Fidelity and new shoots 
 
“To refashion a people for God among poor and working-class families.” The bold intuition of Father Etienne Pernet (1824-1899), an Augustinian of the Assumption, that materialised in a working-class suburb on the outskirts of Paris thanks to Antoinette Fage (1824-1883) is expressed nowadays with different words and the mission has spread throughout the world (688 sisters in 20 countries). In the course of a Eucharistic Celebration in the parish church of St Jean-Baptiste de Grenelle in thanksgiving for the past and to listen to the Spirit for the future of the mission, Marie-Françoise Phelippeau, superior general of the Congregation said: “Although at times in Europe the charism seems to be asleep, elsewhere in the world it reappears like a new bud.” During his homily, Mgr Éric de Moulins-Beaufort, auxiliary bishop of Paris, said: “You make visible at the heart of society and of the Church the love of Christ that urges us on […] the promise that every human life may emerge into glory for eternity.

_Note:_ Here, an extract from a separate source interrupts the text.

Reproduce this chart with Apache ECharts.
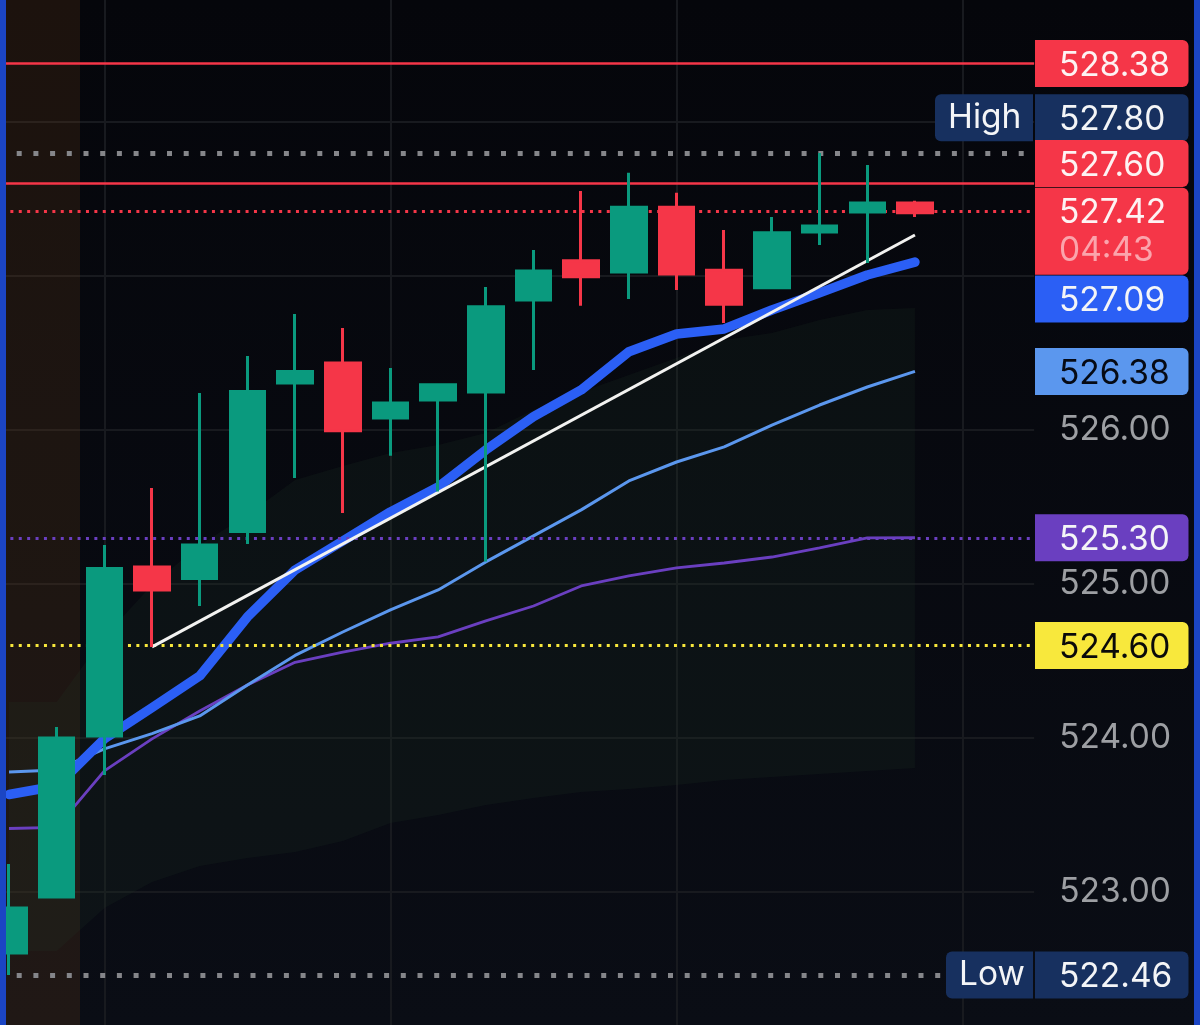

You learn to look at others within the great mystery of the Assumption by being witnesses and guarantees […] a promise to make everything of the work of God succeed.” In a message, Father Benoît Grière, Superior General of the Augustinians of the Assumption, greeted those “who are not nostalgic for times past but who are missionaries for our new times”, and Pope Francis sent his blessing, adding this prayer: “May you awaken the world!”